米アップルの多機能携帯電話「アイフォーン(iPhone)4」で指摘された電波受信障害に対応するため、電話機のケースが無料で配布されていたが、2010年9月いっぱいで終了した。事前に告知していた「予定どおり」の動きだ。
だが製品自体が改良されたわけではなく、ケースなしでは同じ問題が発生する可能性がある。今後購入する人は無料配布対象ではなく、不公平さも否定できない。対応を誤ると再び火種になりそうな、デリケートな問題が残った。
バンパー29ドルで販売再開
アップルでは、2010年9月30日までにアイフォーン4を購入した人を対象に、「バンパー」という専用ケースを無料で配布した。この理由は、アイフォーン4の握り方によって電波の感度が鈍り、最終的には受信できなくなる「アンテナ障害」の発生だった。

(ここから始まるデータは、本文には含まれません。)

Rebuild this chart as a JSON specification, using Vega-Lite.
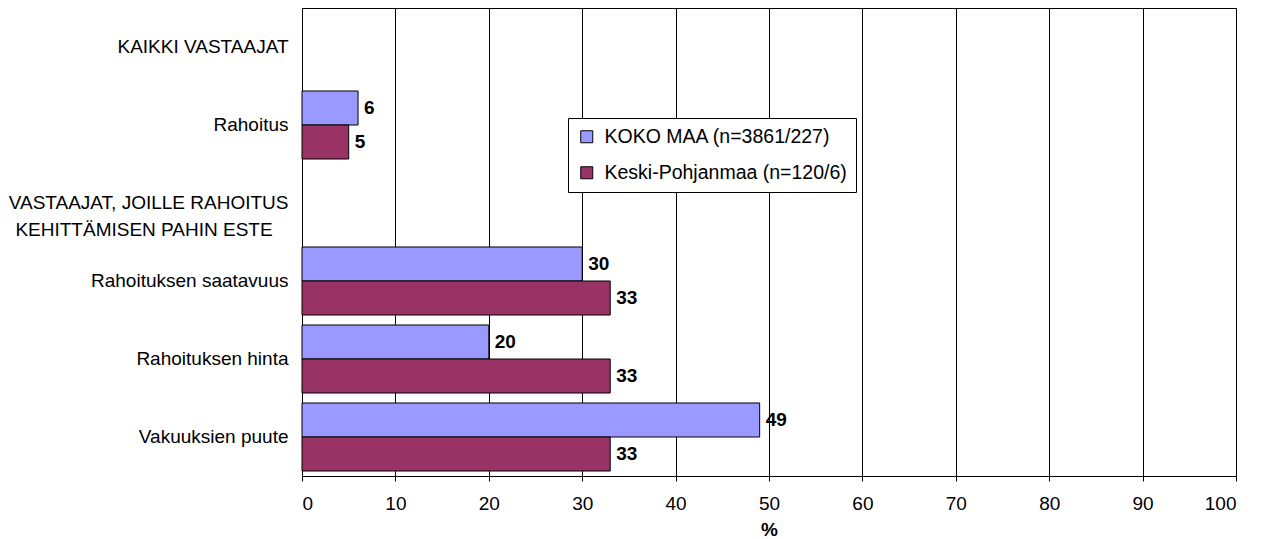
{
  "$schema": "https://vega.github.io/schema/vega-lite/v6.json",
  "autosize": {"type": "none"},
  "width": 934,
  "height": 468,
  "padding": {"left": 302, "top": 8, "right": 28, "bottom": 63},
  "background": "white",
  "config": {
    "font": "Liberation Sans",
    "view": {"stroke": "black", "strokeWidth": 1},
    "axis": {"labelFont": "Liberation Sans", "titleFont": "Liberation Sans", "labelColor": "black", "titleColor": "black", "domainColor": "black", "tickColor": "black"}
  },
  "data": {
    "values": [
      {"category": "Rahoitus", "series": "KOKO MAA (n=3861/227)", "value": 6},
      {"category": "Rahoitus", "series": "Keski-Pohjanmaa (n=120/6)", "value": 5},
      {"category": "Rahoituksen saatavuus", "series": "KOKO MAA (n=3861/227)", "value": 30},
      {"category": "Rahoituksen saatavuus", "series": "Keski-Pohjanmaa (n=120/6)", "value": 33},
      {"category": "Rahoituksen hinta", "series": "KOKO MAA (n=3861/227)", "value": 20},
      {"category": "Rahoituksen hinta", "series": "Keski-Pohjanmaa (n=120/6)", "value": 33},
      {"category": "Vakuuksien puute", "series": "KOKO MAA (n=3861/227)", "value": 49},
      {"category": "Vakuuksien puute", "series": "Keski-Pohjanmaa (n=120/6)", "value": 33}
    ]
  },
  "encoding": {
    "y": {
      "field": "category",
      "type": "nominal",
      "scale": {
        "domain": ["KAIKKI VASTAAJAT", "Rahoitus", "VASTAAJAT, JOILLE RAHOITUS|KEHITTÄMISEN PAHIN ESTE\u2007\u00a0\u200b", "Rahoituksen saatavuus", "Rahoituksen hinta", "Vakuuksien puute"],
        "paddingInner": 0.128,
        "paddingOuter": 0.064
      },
      "axis": {
        "title": null,
        "ticks": false,
        "labelFontSize": 19,
        "labelPadding": 14,
        "labelLimit": 400,
        "labelLineHeight": 27,
        "labelExpr": "split(datum.label, '|')",
        "domainColor": "black"
      }
    },
    "yOffset": {
      "field": "series",
      "type": "nominal",
      "scale": {"domain": ["KOKO MAA (n=3861/227)", "Keski-Pohjanmaa (n=120/6)"], "paddingInner": 0, "paddingOuter": 0}
    },
    "x": {
      "field": "value",
      "type": "quantitative",
      "scale": {"domain": [0, 100], "nice": false},
      "axis": {
        "title": "%",
        "titleFontSize": 19,
        "titleFontWeight": "bold",
        "titlePadding": 7,
        "labelFontSize": 19,
        "labelPadding": 13,
        "labelOverlap": false,
        "tickSize": 5,
        "values": [0, 10, 20, 30, 40, 50, 60, 70, 80, 90, 100],
        "grid": true,
        "gridColor": "black",
        "gridOpacity": 1,
        "gridWidth": 1
      }
    }
  },
  "layer": [
    {
      "mark": {"type": "bar", "stroke": "black", "strokeWidth": 1},
      "encoding": {
        "color": {
          "field": "series",
          "type": "nominal",
          "scale": {"domain": ["KOKO MAA (n=3861/227)", "Keski-Pohjanmaa (n=120/6)"], "range": ["#9999FF", "#993366"]},
          "legend": {
            "title": null,
            "orient": "none",
            "legendX": 266,
            "legendY": 110,
            "direction": "vertical",
            "padding": 9,
            "strokeColor": "black",
            "fillColor": "white",
            "symbolType": "square",
            "symbolSize": 144,
            "symbolStrokeColor": "black",
            "symbolStrokeWidth": 1,
            "symbolOpacity": 1,
            "labelFontSize": 19.5,
            "labelFont": "Liberation Sans",
            "labelColor": "black",
            "labelOffset": 8,
            "labelLimit": 400,
            "rowPadding": 15
          }
        }
      }
    },
    {
      "mark": {"type": "text", "align": "left", "baseline": "middle", "dx": 6, "fontSize": 19, "fontWeight": "bold", "font": "Liberation Sans", "color": "black"},
      "encoding": {"text": {"field": "value", "type": "quantitative"}}
    }
  ]
}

設計上、電話機側面の左下にアンテナが搭載されているとされ、ここを握ることで電波を遮断し障害を起こすと指摘されたのだ。
当初はソフトウェアの更新で解決できるとしていたアップルも、最終的には受信障害を認め、謝罪。米国時間7月16日にスティーブ・ジョブズCEO(最高経営責任者)自ら会見を開いて、電話機の側面を覆うバンパーを無償で配ることで事態の収拾を図った。
この対応策は、日本を含めアイフォーン4を販売する世界各地で実施された。功を奏したのか、9月に入るとアップルは「問題は当初の予測よりも小さいものだった」として、配布対象を9月30日までの購入者に限定すると発表した。電波問題が大きく取り上げられた米国でも、10月に入ると、アップルのオンラインストアでは、まだ注文は受け付けていないものの、バンパーが29ドルと表示され有料販売が再開した模様だ。
しかし、今後アイフォーン4を購入して電波不良が生じた場合は、「自腹」でバンパーを買うなどして対策を講じなければならない。米ネットメディア「ビジネスインサイダー」では10月1日付の記事で、今後についてはケースバイケースで対応するとのアップルのコメントを掲載しているが、一方で「これで電波問題は終結、ということか」と疑問を投げかけている。